* Begin *

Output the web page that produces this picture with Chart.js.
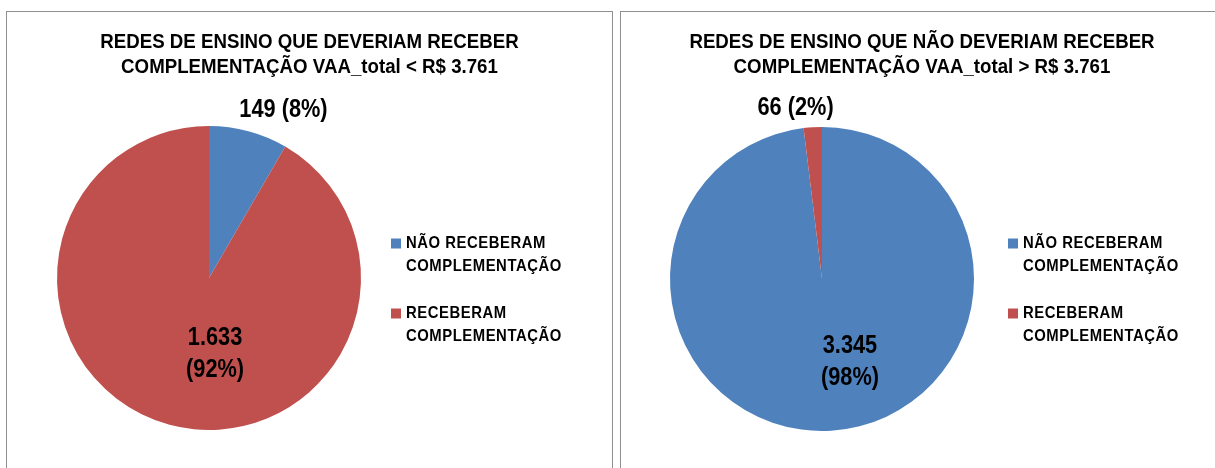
<!DOCTYPE html>
<html><head><meta charset="utf-8">
<script src="https://cdn.jsdelivr.net/npm/chart.js@4.4.1/dist/chart.umd.min.js"></script>
<style>
html,body{margin:0;padding:0;background:#fff;overflow:hidden}
#wrap{position:relative;width:1215px;height:468px;overflow:hidden}
.panel{position:absolute;border:1px solid #8f8f8f;box-sizing:border-box}
#p1{left:6px;top:11px;width:607px;height:480px}
#p2{left:620px;top:11px;width:620px;height:480px}
canvas{position:absolute}
</style></head><body>
<div id="wrap">
<div class="panel" id="p1"></div>
<div class="panel" id="p2"></div>
<canvas id="c1" width="604" height="456" style="left:7px;top:12px;width:604px;height:456px"></canvas>
<canvas id="c2" width="594" height="456" style="left:621px;top:12px;width:594px;height:456px"></canvas>
</div>
<script>
// ---- data ----
const categories = ['NÃO RECEBERAM COMPLEMENTAÇÃO', 'RECEBERAM COMPLEMENTAÇÃO'];
const legendLines = [['NÃO RECEBERAM', 'COMPLEMENTAÇÃO'], ['RECEBERAM', 'COMPLEMENTAÇÃO']];
const leftValues = [149, 1633];
const rightValues = [3345, 66];
const leftTitle = ['REDES DE ENSINO QUE DEVERIAM RECEBER', 'COMPLEMENTAÇÃO VAA_total < R$ 3.761'];
const rightTitle = ['REDES DE ENSINO QUE NÃO DEVERIAM RECEBER', 'COMPLEMENTAÇÃO VAA_total > R$ 3.761'];
const sliceColors = ['#4F81BD', '#C0504D'];

const FONT = '"Liberation Sans", Arial, sans-serif';
function fmt(v){ return String(v).replace(/\B(?=(\d{3})+(?!\d))/g, '.'); }

function drawText(ctx, text, x, y, size, sx, ls, align){
  ctx.save();
  ctx.font = 'bold ' + size + 'px ' + FONT;
  ctx.letterSpacing = ls + 'px';
  ctx.textBaseline = 'middle';
  ctx.textAlign = 'left';
  ctx.fillStyle = '#000';
  let w = ctx.measureText(text).width;
  ctx.translate(x, y);
  ctx.scale(sx, 1);
  let off = 0;
  if (align === 'center') off = -w / 2;
  ctx.fillText(text, off, 0);
  ctx.restore();
}

const annotPlugin = {
  id: 'annot',
  afterDatasetsDraw(chart, args, opts){
    const ctx = chart.ctx;
    // title
    opts.title.forEach((line, i) => {
      drawText(ctx, line, opts.titleX, opts.titleY + i * opts.titleGap, 21, 0.89, 0, 'center');
    });
    // data labels
    const meta = chart.getDatasetMeta(0);
    const data = chart.data.datasets[0].data;
    const total = data.reduce((a, b) => a + b, 0);
    meta.data.forEach((arc, i) => {
      const p = opts.labels[i];
      const cx = arc.x + p.dx * arc.outerRadius;
      const cy = arc.y + p.dy * arc.outerRadius;
      const num = fmt(data[i]);
      const pct = '(' + Math.round(data[i] / total * 100) + '%)';
      if (p.lines === 1) {
        drawText(ctx, num + ' ' + pct, cx, cy, 25, 0.87, 0, 'center');
      } else {
        drawText(ctx, num, cx, cy - 16, 25, 0.87, 0, 'center');
        drawText(ctx, pct, cx, cy + 16, 25, 0.87, 0, 'center');
      }
    });
    // legend
    const lx = chart.chartArea.right + opts.legendDX;
    legendLines.forEach((lines, i) => {
      const y0 = opts.legendY[i];
      ctx.fillStyle = sliceColors[i];
      ctx.fillRect(lx, y0 - 5, 10, 10);
      lines.forEach((t, j) => {
        drawText(ctx, t, lx + 15, y0 + j * 23, 16.5, 0.9, 0.6, 'left');
      });
    });
  }
};

function makeChart(id, values, title, padding, opts){
  return new Chart(document.getElementById(id), {
    type: 'pie',
    data: {
      labels: categories,
      datasets: [{ data: values, backgroundColor: sliceColors, borderWidth: 0, hoverOffset: 0 }]
    },
    options: {
      responsive: false,
      animation: false,
      events: [],
      layout: { padding: padding },
      plugins: {
        legend: { display: false },
        title: { display: false },
        tooltip: { enabled: false },
        annot: Object.assign({ title: title }, opts)
      }
    },
    plugins: [annotPlugin]
  });
}

makeChart('c1', leftValues, leftTitle,
  { left: 50, top: 114, right: 250, bottom: 38 },
  { titleX: 302.5, titleY: 30.5, titleGap: 25,
    labels: [{ dx: 0.49, dy: -1.105, lines: 1 }, { dx: 0.04, dy: 0.5, lines: 2 }],
    legendDX: 30, legendY: [231.5, 301.5] });

makeChart('c2', rightValues, rightTitle,
  { left: 49, top: 115, right: 241, bottom: 37 },
  { titleX: 301, titleY: 30.5, titleGap: 25,
    labels: [{ dx: 0.184, dy: 0.55, lines: 2 }, { dx: -0.174, dy: -1.125, lines: 1 }],
    legendDX: 34, legendY: [231.5, 301.5] });
</script>
</body></html>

* End *

* **CHALLENGE**
Retype the data above exactly; pictures are not part of the copy.

* **ANSWER TO THIS PROBLEM**
Output the web page that produces this picture with Chart.js.
<!DOCTYPE html>
<html><head><meta charset="utf-8">
<script src="https://cdn.jsdelivr.net/npm/chart.js@4.4.1/dist/chart.umd.min.js"></script>
<style>
html,body{margin:0;padding:0;background:#fff;overflow:hidden}
#wrap{position:relative;width:1215px;height:468px;overflow:hidden}
.panel{position:absolute;border:1px solid #8f8f8f;box-sizing:border-box}
#p1{left:6px;top:11px;width:607px;height:480px}
#p2{left:620px;top:11px;width:620px;height:480px}
canvas{position:absolute}
</style></head><body>
<div id="wrap">
<div class="panel" id="p1"></div>
<div class="panel" id="p2"></div>
<canvas id="c1" width="604" height="456" style="left:7px;top:12px;width:604px;height:456px"></canvas>
<canvas id="c2" width="594" height="456" style="left:621px;top:12px;width:594px;height:456px"></canvas>
</div>
<script>
// ---- data ----
const categories = ['NÃO RECEBERAM COMPLEMENTAÇÃO', 'RECEBERAM COMPLEMENTAÇÃO'];
const legendLines = [['NÃO RECEBERAM', 'COMPLEMENTAÇÃO'], ['RECEBERAM', 'COMPLEMENTAÇÃO']];
const leftValues = [149, 1633];
const rightValues = [3345, 66];
const leftTitle = ['REDES DE ENSINO QUE DEVERIAM RECEBER', 'COMPLEMENTAÇÃO VAA_total < R$ 3.761'];
const rightTitle = ['REDES DE ENSINO QUE NÃO DEVERIAM RECEBER', 'COMPLEMENTAÇÃO VAA_total > R$ 3.761'];
const sliceColors = ['#4F81BD', '#C0504D'];

const FONT = '"Liberation Sans", Arial, sans-serif';
function fmt(v){ return String(v).replace(/\B(?=(\d{3})+(?!\d))/g, '.'); }

function drawText(ctx, text, x, y, size, sx, ls, align){
  ctx.save();
  ctx.font = 'bold ' + size + 'px ' + FONT;
  ctx.letterSpacing = ls + 'px';
  ctx.textBaseline = 'middle';
  ctx.textAlign = 'left';
  ctx.fillStyle = '#000';
  let w = ctx.measureText(text).width;
  ctx.translate(x, y);
  ctx.scale(sx, 1);
  let off = 0;
  if (align === 'center') off = -w / 2;
  ctx.fillText(text, off, 0);
  ctx.restore();
}

const annotPlugin = {
  id: 'annot',
  afterDatasetsDraw(chart, args, opts){
    const ctx = chart.ctx;
    // title
    opts.title.forEach((line, i) => {
      drawText(ctx, line, opts.titleX, opts.titleY + i * opts.titleGap, 21, 0.89, 0, 'center');
    });
    // data labels
    const meta = chart.getDatasetMeta(0);
    const data = chart.data.datasets[0].data;
    const total = data.reduce((a, b) => a + b, 0);
    meta.data.forEach((arc, i) => {
      const p = opts.labels[i];
      const cx = arc.x + p.dx * arc.outerRadius;
      const cy = arc.y + p.dy * arc.outerRadius;
      const num = fmt(data[i]);
      const pct = '(' + Math.round(data[i] / total * 100) + '%)';
      if (p.lines === 1) {
        drawText(ctx, num + ' ' + pct, cx, cy, 25, 0.87, 0, 'center');
      } else {
        drawText(ctx, num, cx, cy - 16, 25, 0.87, 0, 'center');
        drawText(ctx, pct, cx, cy + 16, 25, 0.87, 0, 'center');
      }
    });
    // legend
    const lx = chart.chartArea.right + opts.legendDX;
    legendLines.forEach((lines, i) => {
      const y0 = opts.legendY[i];
      ctx.fillStyle = sliceColors[i];
      ctx.fillRect(lx, y0 - 5, 10, 10);
      lines.forEach((t, j) => {
        drawText(ctx, t, lx + 15, y0 + j * 23, 16.5, 0.9, 0.6, 'left');
      });
    });
  }
};

function makeChart(id, values, title, padding, opts){
  return new Chart(document.getElementById(id), {
    type: 'pie',
    data: {
      labels: categories,
      datasets: [{ data: values, backgroundColor: sliceColors, borderWidth: 0, hoverOffset: 0 }]
    },
    options: {
      responsive: false,
      animation: false,
      events: [],
      layout: { padding: padding },
      plugins: {
        legend: { display: false },
        title: { display: false },
        tooltip: { enabled: false },
        annot: Object.assign({ title: title }, opts)
      }
    },
    plugins: [annotPlugin]
  });
}

makeChart('c1', leftValues, leftTitle,
  { left: 50, top: 114, right: 250, bottom: 38 },
  { titleX: 302.5, titleY: 30.5, titleGap: 25,
    labels: [{ dx: 0.49, dy: -1.105, lines: 1 }, { dx: 0.04, dy: 0.5, lines: 2 }],
    legendDX: 30, legendY: [231.5, 301.5] });

makeChart('c2', rightValues, rightTitle,
  { left: 49, top: 115, right: 241, bottom: 37 },
  { titleX: 301, titleY: 30.5, titleGap: 25,
    labels: [{ dx: 0.184, dy: 0.55, lines: 2 }, { dx: -0.174, dy: -1.125, lines: 1 }],
    legendDX: 34, legendY: [231.5, 301.5] });
</script>
</body></html>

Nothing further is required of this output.